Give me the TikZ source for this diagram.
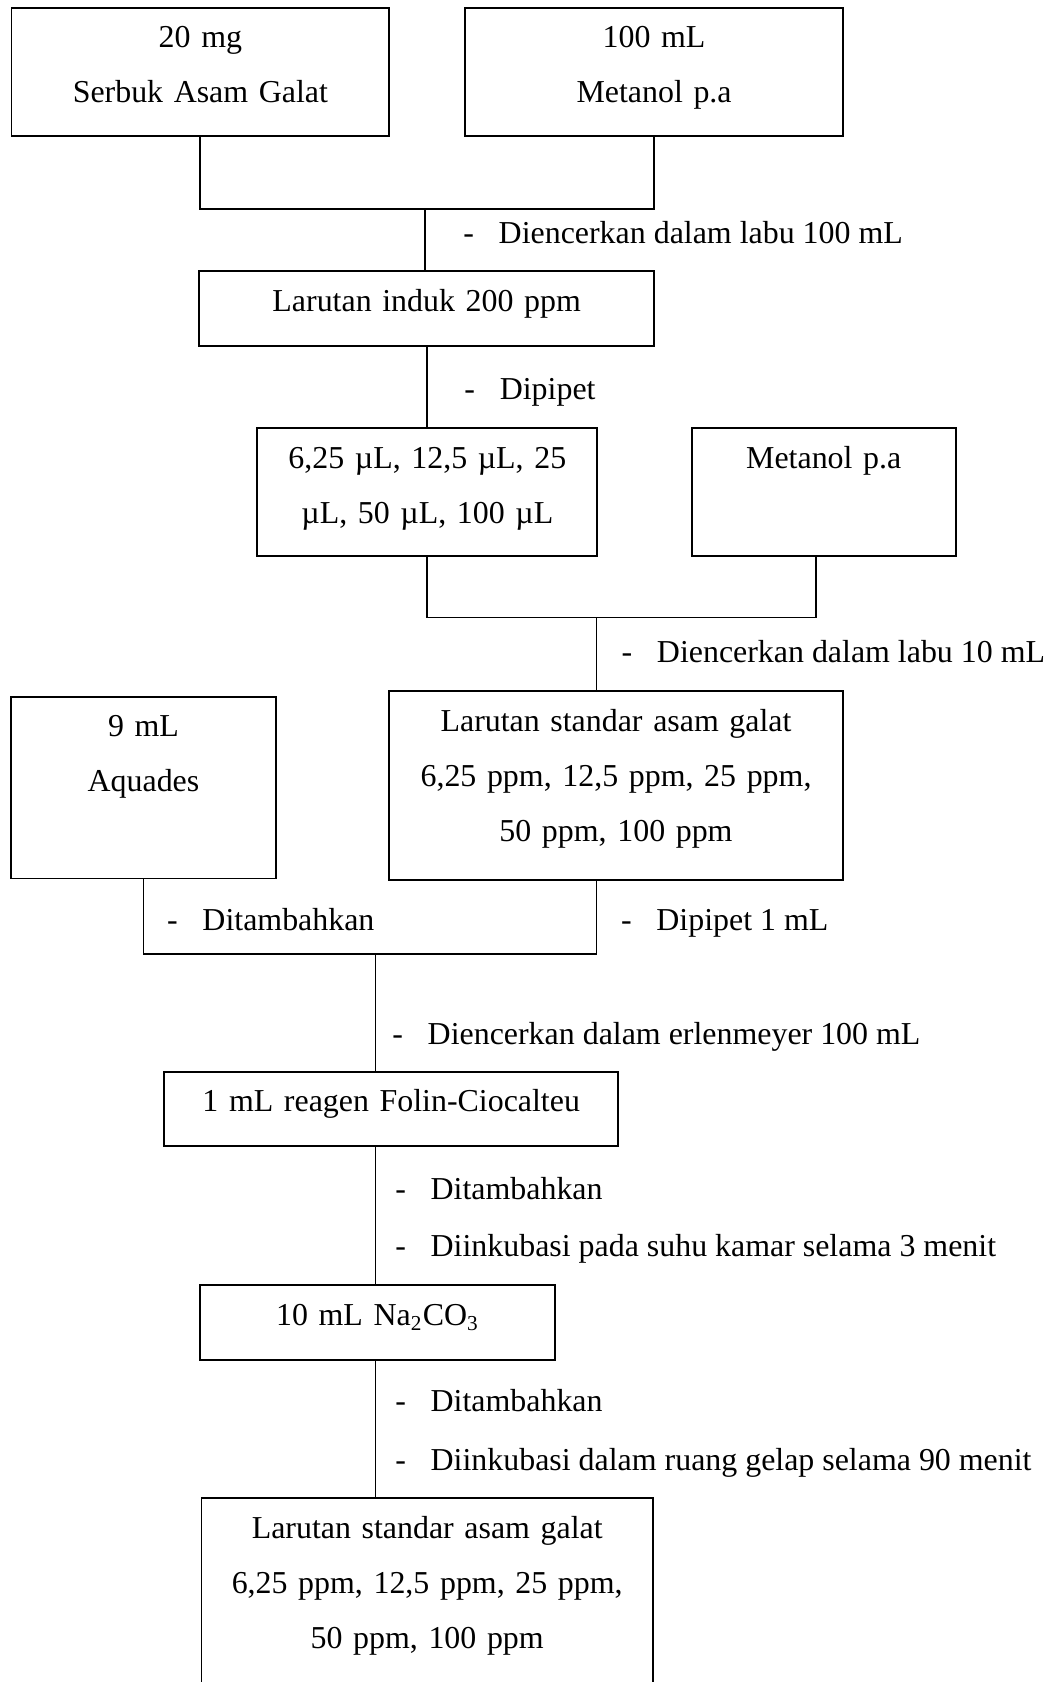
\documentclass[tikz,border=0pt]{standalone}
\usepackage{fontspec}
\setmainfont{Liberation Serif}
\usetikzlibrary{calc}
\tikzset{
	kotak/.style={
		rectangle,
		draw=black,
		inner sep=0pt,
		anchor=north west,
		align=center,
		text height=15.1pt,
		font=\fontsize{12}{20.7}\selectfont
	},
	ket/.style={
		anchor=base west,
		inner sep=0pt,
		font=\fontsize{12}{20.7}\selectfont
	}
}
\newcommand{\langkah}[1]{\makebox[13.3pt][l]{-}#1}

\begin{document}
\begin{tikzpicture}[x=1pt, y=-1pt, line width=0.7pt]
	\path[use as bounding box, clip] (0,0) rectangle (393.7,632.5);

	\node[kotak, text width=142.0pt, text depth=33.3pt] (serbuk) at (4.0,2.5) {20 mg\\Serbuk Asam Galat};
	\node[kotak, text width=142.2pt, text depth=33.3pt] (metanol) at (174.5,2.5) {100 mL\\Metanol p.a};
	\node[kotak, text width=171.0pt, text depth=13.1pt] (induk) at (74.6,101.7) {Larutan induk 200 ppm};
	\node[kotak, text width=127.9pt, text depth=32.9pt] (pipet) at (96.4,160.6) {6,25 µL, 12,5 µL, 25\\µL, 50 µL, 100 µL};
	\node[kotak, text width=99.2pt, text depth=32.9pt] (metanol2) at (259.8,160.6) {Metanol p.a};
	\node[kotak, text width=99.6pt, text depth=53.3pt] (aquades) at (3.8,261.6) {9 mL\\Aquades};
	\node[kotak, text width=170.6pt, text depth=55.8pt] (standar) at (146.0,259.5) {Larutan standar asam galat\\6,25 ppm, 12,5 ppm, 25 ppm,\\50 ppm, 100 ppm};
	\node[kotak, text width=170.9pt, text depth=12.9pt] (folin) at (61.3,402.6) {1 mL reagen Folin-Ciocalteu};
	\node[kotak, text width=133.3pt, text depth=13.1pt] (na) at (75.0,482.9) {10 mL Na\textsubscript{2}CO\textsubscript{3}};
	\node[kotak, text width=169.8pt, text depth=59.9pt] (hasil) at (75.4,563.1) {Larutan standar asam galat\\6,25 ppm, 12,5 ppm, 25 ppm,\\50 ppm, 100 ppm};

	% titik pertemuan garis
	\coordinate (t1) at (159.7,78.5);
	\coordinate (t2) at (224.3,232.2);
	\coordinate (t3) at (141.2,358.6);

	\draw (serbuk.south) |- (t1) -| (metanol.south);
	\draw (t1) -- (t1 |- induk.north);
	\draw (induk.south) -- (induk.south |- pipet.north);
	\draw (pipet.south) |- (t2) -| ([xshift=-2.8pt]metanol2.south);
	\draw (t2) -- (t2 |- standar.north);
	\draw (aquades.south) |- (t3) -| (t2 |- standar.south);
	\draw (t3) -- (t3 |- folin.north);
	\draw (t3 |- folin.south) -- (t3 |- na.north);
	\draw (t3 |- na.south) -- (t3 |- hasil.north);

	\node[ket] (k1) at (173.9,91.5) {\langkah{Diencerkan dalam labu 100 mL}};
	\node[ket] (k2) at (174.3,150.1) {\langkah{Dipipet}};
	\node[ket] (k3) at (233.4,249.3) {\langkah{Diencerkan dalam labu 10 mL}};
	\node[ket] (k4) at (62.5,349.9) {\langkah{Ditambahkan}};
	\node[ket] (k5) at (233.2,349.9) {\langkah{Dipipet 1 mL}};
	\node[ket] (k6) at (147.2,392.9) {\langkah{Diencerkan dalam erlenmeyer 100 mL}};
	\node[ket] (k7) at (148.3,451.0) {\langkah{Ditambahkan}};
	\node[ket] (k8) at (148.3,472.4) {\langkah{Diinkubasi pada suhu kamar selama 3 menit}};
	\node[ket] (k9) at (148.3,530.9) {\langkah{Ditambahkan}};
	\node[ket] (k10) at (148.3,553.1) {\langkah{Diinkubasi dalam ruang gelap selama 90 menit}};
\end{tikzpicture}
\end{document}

-------------------------

• **WHAT IS EXPECTED**:
Write out each line again precisely as it appears, skipping every picture.

• **CORRECT RESPONSE**:
Give me the TikZ source for this diagram.
\documentclass[tikz,border=0pt]{standalone}
\usepackage{fontspec}
\setmainfont{Liberation Serif}
\usetikzlibrary{calc}
\tikzset{
	kotak/.style={
		rectangle,
		draw=black,
		inner sep=0pt,
		anchor=north west,
		align=center,
		text height=15.1pt,
		font=\fontsize{12}{20.7}\selectfont
	},
	ket/.style={
		anchor=base west,
		inner sep=0pt,
		font=\fontsize{12}{20.7}\selectfont
	}
}
\newcommand{\langkah}[1]{\makebox[13.3pt][l]{-}#1}

\begin{document}
\begin{tikzpicture}[x=1pt, y=-1pt, line width=0.7pt]
	\path[use as bounding box, clip] (0,0) rectangle (393.7,632.5);

	\node[kotak, text width=142.0pt, text depth=33.3pt] (serbuk) at (4.0,2.5) {20 mg\\Serbuk Asam Galat};
	\node[kotak, text width=142.2pt, text depth=33.3pt] (metanol) at (174.5,2.5) {100 mL\\Metanol p.a};
	\node[kotak, text width=171.0pt, text depth=13.1pt] (induk) at (74.6,101.7) {Larutan induk 200 ppm};
	\node[kotak, text width=127.9pt, text depth=32.9pt] (pipet) at (96.4,160.6) {6,25 µL, 12,5 µL, 25\\µL, 50 µL, 100 µL};
	\node[kotak, text width=99.2pt, text depth=32.9pt] (metanol2) at (259.8,160.6) {Metanol p.a};
	\node[kotak, text width=99.6pt, text depth=53.3pt] (aquades) at (3.8,261.6) {9 mL\\Aquades};
	\node[kotak, text width=170.6pt, text depth=55.8pt] (standar) at (146.0,259.5) {Larutan standar asam galat\\6,25 ppm, 12,5 ppm, 25 ppm,\\50 ppm, 100 ppm};
	\node[kotak, text width=170.9pt, text depth=12.9pt] (folin) at (61.3,402.6) {1 mL reagen Folin-Ciocalteu};
	\node[kotak, text width=133.3pt, text depth=13.1pt] (na) at (75.0,482.9) {10 mL Na\textsubscript{2}CO\textsubscript{3}};
	\node[kotak, text width=169.8pt, text depth=59.9pt] (hasil) at (75.4,563.1) {Larutan standar asam galat\\6,25 ppm, 12,5 ppm, 25 ppm,\\50 ppm, 100 ppm};

	% titik pertemuan garis
	\coordinate (t1) at (159.7,78.5);
	\coordinate (t2) at (224.3,232.2);
	\coordinate (t3) at (141.2,358.6);

	\draw (serbuk.south) |- (t1) -| (metanol.south);
	\draw (t1) -- (t1 |- induk.north);
	\draw (induk.south) -- (induk.south |- pipet.north);
	\draw (pipet.south) |- (t2) -| ([xshift=-2.8pt]metanol2.south);
	\draw (t2) -- (t2 |- standar.north);
	\draw (aquades.south) |- (t3) -| (t2 |- standar.south);
	\draw (t3) -- (t3 |- folin.north);
	\draw (t3 |- folin.south) -- (t3 |- na.north);
	\draw (t3 |- na.south) -- (t3 |- hasil.north);

	\node[ket] (k1) at (173.9,91.5) {\langkah{Diencerkan dalam labu 100 mL}};
	\node[ket] (k2) at (174.3,150.1) {\langkah{Dipipet}};
	\node[ket] (k3) at (233.4,249.3) {\langkah{Diencerkan dalam labu 10 mL}};
	\node[ket] (k4) at (62.5,349.9) {\langkah{Ditambahkan}};
	\node[ket] (k5) at (233.2,349.9) {\langkah{Dipipet 1 mL}};
	\node[ket] (k6) at (147.2,392.9) {\langkah{Diencerkan dalam erlenmeyer 100 mL}};
	\node[ket] (k7) at (148.3,451.0) {\langkah{Ditambahkan}};
	\node[ket] (k8) at (148.3,472.4) {\langkah{Diinkubasi pada suhu kamar selama 3 menit}};
	\node[ket] (k9) at (148.3,530.9) {\langkah{Ditambahkan}};
	\node[ket] (k10) at (148.3,553.1) {\langkah{Diinkubasi dalam ruang gelap selama 90 menit}};
\end{tikzpicture}
\end{document}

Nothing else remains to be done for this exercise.